== DATA SECTION

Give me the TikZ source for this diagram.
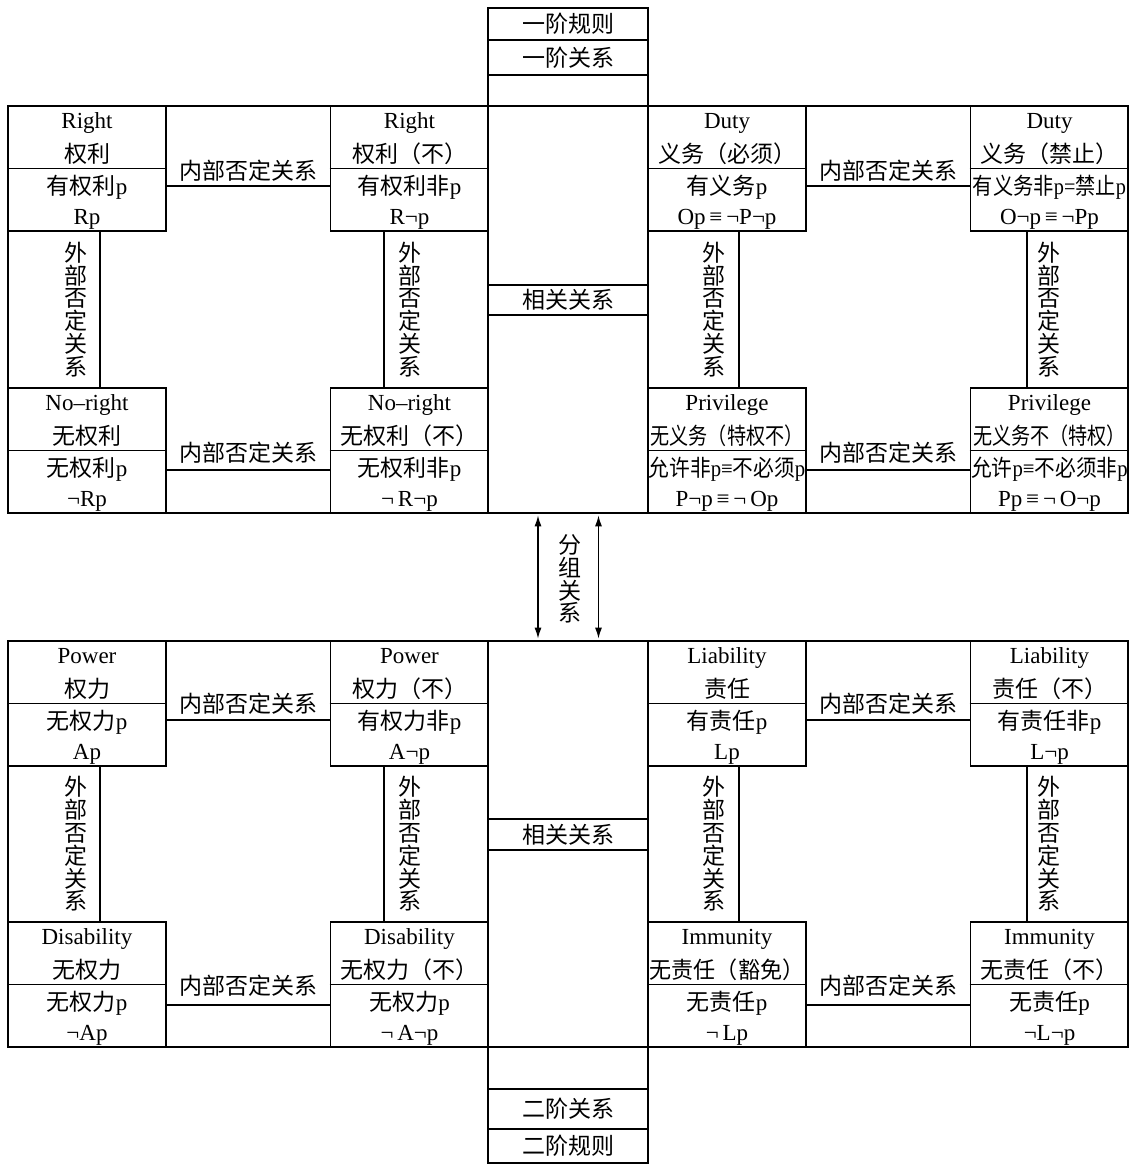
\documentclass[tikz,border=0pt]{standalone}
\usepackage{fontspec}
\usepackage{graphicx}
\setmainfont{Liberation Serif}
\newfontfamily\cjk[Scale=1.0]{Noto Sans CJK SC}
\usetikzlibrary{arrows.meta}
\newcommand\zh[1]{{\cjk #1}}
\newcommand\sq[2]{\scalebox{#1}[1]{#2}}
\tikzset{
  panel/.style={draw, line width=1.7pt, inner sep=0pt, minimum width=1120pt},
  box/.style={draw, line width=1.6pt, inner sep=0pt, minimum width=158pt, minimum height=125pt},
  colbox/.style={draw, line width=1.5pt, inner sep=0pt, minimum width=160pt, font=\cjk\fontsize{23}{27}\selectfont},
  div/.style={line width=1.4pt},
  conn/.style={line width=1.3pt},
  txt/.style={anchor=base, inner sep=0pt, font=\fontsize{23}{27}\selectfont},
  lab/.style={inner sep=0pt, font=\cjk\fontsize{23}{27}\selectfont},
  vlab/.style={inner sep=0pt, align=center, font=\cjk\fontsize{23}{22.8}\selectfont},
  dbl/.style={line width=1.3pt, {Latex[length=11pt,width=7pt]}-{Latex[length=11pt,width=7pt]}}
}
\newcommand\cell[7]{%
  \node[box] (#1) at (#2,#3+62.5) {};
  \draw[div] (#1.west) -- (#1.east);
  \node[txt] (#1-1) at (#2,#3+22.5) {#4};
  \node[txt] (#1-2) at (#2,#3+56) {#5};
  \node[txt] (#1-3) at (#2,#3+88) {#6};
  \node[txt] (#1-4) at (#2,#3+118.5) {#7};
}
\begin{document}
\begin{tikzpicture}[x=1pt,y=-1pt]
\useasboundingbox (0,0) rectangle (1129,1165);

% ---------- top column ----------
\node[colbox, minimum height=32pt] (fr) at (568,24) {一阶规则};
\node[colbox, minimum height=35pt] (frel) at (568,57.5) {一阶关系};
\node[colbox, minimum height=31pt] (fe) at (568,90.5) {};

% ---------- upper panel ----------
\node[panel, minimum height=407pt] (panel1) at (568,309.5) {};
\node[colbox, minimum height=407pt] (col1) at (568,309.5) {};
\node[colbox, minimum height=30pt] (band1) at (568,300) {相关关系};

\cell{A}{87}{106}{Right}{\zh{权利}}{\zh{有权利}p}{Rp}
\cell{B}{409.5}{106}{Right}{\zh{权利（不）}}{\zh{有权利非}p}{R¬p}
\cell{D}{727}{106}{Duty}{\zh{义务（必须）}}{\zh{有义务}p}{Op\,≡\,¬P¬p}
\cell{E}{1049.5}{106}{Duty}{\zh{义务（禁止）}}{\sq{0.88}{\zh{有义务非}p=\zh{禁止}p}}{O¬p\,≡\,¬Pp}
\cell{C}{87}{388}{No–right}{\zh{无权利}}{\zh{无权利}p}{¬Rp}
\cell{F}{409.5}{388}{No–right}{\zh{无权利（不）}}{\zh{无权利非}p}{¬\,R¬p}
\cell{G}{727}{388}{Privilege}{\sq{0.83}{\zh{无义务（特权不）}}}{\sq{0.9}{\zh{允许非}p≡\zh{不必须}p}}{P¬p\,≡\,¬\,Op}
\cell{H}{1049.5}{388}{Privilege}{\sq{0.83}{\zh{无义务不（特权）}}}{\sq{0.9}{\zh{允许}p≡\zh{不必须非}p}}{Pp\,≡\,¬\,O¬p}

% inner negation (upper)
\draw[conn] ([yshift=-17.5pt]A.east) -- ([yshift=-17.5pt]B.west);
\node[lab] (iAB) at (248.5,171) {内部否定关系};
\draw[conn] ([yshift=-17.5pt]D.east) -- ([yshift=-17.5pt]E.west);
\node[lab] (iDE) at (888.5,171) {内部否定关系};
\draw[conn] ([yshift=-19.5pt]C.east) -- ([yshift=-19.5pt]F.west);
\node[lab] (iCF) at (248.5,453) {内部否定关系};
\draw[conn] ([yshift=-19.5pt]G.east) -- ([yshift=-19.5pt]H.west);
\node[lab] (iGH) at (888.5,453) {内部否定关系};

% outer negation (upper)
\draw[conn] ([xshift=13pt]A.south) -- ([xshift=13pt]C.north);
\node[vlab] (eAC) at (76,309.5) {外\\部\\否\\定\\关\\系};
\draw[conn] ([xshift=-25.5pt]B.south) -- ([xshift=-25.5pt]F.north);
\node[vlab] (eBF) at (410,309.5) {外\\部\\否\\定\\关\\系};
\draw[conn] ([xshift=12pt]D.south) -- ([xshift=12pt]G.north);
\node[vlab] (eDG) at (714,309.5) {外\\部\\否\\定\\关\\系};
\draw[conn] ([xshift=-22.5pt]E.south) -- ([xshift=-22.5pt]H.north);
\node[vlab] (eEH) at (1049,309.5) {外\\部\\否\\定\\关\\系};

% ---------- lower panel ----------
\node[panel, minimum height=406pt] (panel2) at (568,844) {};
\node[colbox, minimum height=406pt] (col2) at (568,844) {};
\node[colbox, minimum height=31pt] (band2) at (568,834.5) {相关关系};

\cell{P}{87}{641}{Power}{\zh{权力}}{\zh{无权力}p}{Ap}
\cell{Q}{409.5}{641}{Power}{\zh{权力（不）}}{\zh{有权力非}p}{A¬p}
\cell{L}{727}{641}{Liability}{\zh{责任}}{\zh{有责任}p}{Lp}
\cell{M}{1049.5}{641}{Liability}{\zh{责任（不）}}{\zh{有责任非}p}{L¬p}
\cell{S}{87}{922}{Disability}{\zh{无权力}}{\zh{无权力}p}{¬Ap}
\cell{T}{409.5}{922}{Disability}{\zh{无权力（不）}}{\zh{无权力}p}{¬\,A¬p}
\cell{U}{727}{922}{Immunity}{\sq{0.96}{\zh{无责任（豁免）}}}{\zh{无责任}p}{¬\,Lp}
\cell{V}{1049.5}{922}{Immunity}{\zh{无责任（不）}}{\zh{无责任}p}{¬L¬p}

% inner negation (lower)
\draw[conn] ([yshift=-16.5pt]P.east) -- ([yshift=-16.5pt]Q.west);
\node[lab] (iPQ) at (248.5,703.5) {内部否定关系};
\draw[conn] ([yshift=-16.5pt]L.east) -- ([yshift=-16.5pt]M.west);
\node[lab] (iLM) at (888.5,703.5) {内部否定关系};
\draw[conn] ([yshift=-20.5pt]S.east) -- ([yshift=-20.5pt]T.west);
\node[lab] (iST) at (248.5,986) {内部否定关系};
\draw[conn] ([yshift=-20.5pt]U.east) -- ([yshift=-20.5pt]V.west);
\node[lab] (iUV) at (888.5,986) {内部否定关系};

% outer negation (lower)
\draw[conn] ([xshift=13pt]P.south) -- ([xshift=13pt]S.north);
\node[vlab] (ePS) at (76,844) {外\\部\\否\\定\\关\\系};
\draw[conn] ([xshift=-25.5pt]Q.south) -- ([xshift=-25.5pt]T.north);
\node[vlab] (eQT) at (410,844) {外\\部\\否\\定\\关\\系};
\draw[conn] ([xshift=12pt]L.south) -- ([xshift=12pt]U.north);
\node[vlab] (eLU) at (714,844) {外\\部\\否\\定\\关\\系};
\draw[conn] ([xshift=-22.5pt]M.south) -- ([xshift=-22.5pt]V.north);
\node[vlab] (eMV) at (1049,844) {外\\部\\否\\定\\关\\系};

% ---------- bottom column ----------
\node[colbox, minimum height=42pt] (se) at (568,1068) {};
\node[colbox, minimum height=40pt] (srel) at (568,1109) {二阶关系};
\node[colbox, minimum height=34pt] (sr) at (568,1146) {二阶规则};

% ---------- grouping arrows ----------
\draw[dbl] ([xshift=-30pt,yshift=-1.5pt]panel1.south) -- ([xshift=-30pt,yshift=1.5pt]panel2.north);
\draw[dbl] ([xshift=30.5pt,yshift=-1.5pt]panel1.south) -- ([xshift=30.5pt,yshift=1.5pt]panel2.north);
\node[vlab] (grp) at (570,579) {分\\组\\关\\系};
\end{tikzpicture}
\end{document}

====

> _WHAT YOU WILL DO_
Please take the lines from the beginning of the data above through the line holding "minimum height=31pt] (fe)" and transcribe them exactly, without any pictures.

> _FINAL RESULT_
Give me the TikZ source for this diagram.
\documentclass[tikz,border=0pt]{standalone}
\usepackage{fontspec}
\usepackage{graphicx}
\setmainfont{Liberation Serif}
\newfontfamily\cjk[Scale=1.0]{Noto Sans CJK SC}
\usetikzlibrary{arrows.meta}
\newcommand\zh[1]{{\cjk #1}}
\newcommand\sq[2]{\scalebox{#1}[1]{#2}}
\tikzset{
  panel/.style={draw, line width=1.7pt, inner sep=0pt, minimum width=1120pt},
  box/.style={draw, line width=1.6pt, inner sep=0pt, minimum width=158pt, minimum height=125pt},
  colbox/.style={draw, line width=1.5pt, inner sep=0pt, minimum width=160pt, font=\cjk\fontsize{23}{27}\selectfont},
  div/.style={line width=1.4pt},
  conn/.style={line width=1.3pt},
  txt/.style={anchor=base, inner sep=0pt, font=\fontsize{23}{27}\selectfont},
  lab/.style={inner sep=0pt, font=\cjk\fontsize{23}{27}\selectfont},
  vlab/.style={inner sep=0pt, align=center, font=\cjk\fontsize{23}{22.8}\selectfont},
  dbl/.style={line width=1.3pt, {Latex[length=11pt,width=7pt]}-{Latex[length=11pt,width=7pt]}}
}
\newcommand\cell[7]{%
  \node[box] (#1) at (#2,#3+62.5) {};
  \draw[div] (#1.west) -- (#1.east);
  \node[txt] (#1-1) at (#2,#3+22.5) {#4};
  \node[txt] (#1-2) at (#2,#3+56) {#5};
  \node[txt] (#1-3) at (#2,#3+88) {#6};
  \node[txt] (#1-4) at (#2,#3+118.5) {#7};
}
\begin{document}
\begin{tikzpicture}[x=1pt,y=-1pt]
\useasboundingbox (0,0) rectangle (1129,1165);

% ---------- top column ----------
\node[colbox, minimum height=32pt] (fr) at (568,24) {一阶规则};
\node[colbox, minimum height=35pt] (frel) at (568,57.5) {一阶关系};
\node[colbox, minimum height=31pt] (fe) at (568,90.5) {};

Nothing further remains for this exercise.